**Requirement**. In the entries below, find the line containing "Recreate this image" and the line containing "const textColor = '#595959';". Copy those two lines and everything between them exactly, without the pictures.

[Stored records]
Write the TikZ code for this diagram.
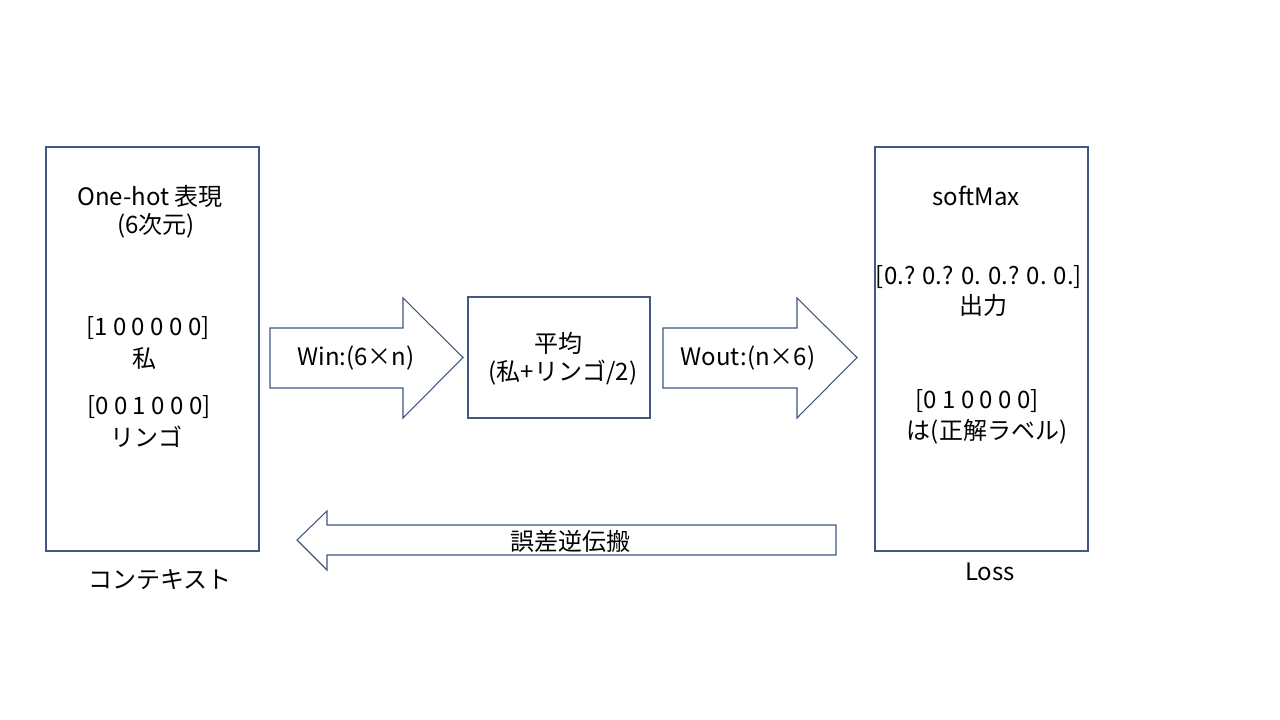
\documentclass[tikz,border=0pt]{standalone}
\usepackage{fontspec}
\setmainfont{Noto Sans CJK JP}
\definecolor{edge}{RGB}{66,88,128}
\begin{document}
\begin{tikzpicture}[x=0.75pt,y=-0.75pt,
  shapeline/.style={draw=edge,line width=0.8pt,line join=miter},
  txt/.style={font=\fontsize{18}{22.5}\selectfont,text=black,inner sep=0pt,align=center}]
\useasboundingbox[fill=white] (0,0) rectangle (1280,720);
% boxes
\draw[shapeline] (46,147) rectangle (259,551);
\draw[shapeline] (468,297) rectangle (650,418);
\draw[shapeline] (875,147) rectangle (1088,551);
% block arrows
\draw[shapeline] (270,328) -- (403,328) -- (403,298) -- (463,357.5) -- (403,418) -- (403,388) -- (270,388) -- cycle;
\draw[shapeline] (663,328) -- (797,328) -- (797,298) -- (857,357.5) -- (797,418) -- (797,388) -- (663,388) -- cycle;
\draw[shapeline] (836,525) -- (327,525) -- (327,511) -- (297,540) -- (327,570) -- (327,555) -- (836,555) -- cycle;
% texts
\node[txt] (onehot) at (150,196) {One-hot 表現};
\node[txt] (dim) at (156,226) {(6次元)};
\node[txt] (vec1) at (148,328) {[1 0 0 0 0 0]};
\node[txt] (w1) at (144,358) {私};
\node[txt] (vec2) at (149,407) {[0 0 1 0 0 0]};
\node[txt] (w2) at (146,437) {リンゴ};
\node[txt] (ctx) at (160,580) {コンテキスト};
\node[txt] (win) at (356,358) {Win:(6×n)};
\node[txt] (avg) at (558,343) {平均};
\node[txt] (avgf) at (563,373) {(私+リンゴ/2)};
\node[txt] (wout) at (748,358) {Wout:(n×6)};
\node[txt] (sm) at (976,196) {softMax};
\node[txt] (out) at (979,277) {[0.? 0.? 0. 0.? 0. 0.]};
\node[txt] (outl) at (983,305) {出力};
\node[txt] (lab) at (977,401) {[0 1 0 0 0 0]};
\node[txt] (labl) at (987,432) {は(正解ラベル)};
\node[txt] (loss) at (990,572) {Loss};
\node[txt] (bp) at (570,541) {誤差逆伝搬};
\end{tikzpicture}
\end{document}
--
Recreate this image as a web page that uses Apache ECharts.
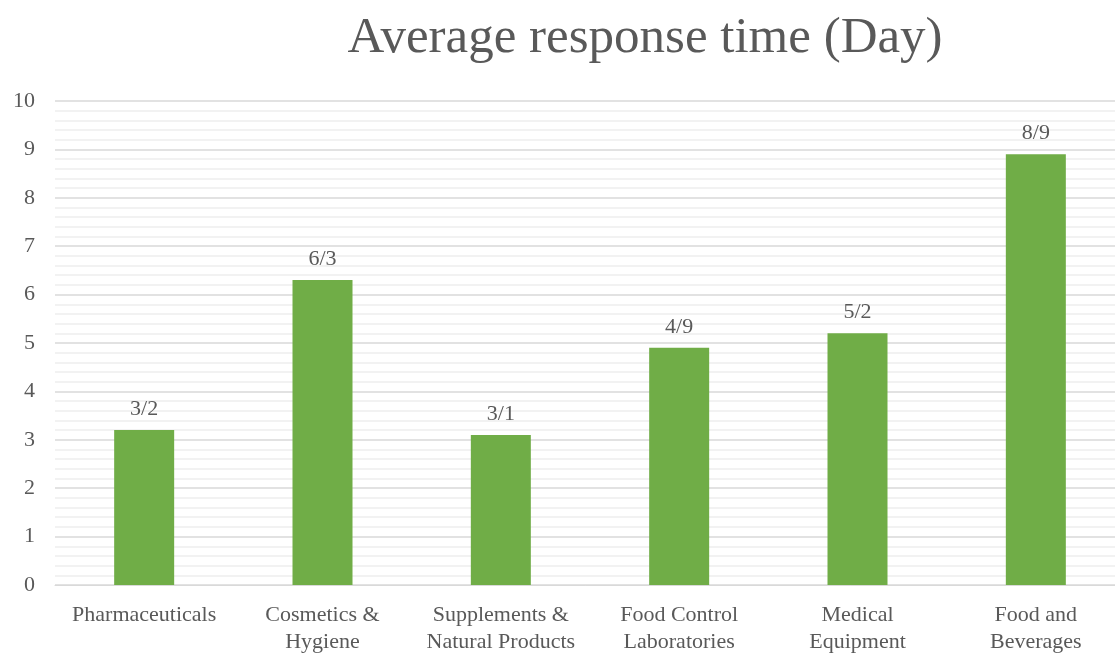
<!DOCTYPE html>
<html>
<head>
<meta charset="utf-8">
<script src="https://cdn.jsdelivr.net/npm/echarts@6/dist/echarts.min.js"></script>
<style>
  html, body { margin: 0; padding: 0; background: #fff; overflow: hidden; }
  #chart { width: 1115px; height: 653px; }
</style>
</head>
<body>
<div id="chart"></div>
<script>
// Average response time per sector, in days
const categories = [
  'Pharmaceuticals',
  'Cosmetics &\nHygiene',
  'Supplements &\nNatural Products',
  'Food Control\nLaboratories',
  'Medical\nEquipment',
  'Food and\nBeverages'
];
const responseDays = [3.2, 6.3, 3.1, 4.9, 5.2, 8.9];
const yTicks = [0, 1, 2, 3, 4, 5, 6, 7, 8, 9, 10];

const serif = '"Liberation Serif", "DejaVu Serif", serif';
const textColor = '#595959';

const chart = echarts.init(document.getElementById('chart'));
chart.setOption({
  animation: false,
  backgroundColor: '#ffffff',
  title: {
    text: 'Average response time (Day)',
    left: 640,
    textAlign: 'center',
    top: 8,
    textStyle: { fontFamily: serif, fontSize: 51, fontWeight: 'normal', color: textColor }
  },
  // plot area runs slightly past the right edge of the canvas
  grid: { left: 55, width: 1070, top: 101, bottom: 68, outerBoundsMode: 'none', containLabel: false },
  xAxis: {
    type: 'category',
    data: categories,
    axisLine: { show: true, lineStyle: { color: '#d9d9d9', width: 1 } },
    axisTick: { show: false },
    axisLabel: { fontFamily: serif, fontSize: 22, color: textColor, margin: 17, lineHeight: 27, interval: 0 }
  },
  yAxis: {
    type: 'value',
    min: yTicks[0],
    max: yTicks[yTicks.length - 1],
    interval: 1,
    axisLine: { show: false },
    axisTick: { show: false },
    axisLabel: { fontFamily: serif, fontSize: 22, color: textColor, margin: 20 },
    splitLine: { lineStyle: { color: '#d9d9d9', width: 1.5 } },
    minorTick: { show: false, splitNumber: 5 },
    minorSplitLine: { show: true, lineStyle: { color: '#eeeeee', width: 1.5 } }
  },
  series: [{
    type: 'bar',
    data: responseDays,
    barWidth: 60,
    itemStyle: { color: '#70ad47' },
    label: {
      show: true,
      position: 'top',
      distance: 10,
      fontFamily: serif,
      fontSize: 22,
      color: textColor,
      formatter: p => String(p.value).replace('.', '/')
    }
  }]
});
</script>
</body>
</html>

**Written solution**.
Recreate this image as a web page that uses Apache ECharts.
<!DOCTYPE html>
<html>
<head>
<meta charset="utf-8">
<script src="https://cdn.jsdelivr.net/npm/echarts@6/dist/echarts.min.js"></script>
<style>
  html, body { margin: 0; padding: 0; background: #fff; overflow: hidden; }
  #chart { width: 1115px; height: 653px; }
</style>
</head>
<body>
<div id="chart"></div>
<script>
// Average response time per sector, in days
const categories = [
  'Pharmaceuticals',
  'Cosmetics &\nHygiene',
  'Supplements &\nNatural Products',
  'Food Control\nLaboratories',
  'Medical\nEquipment',
  'Food and\nBeverages'
];
const responseDays = [3.2, 6.3, 3.1, 4.9, 5.2, 8.9];
const yTicks = [0, 1, 2, 3, 4, 5, 6, 7, 8, 9, 10];

const serif = '"Liberation Serif", "DejaVu Serif", serif';
const textColor = '#595959';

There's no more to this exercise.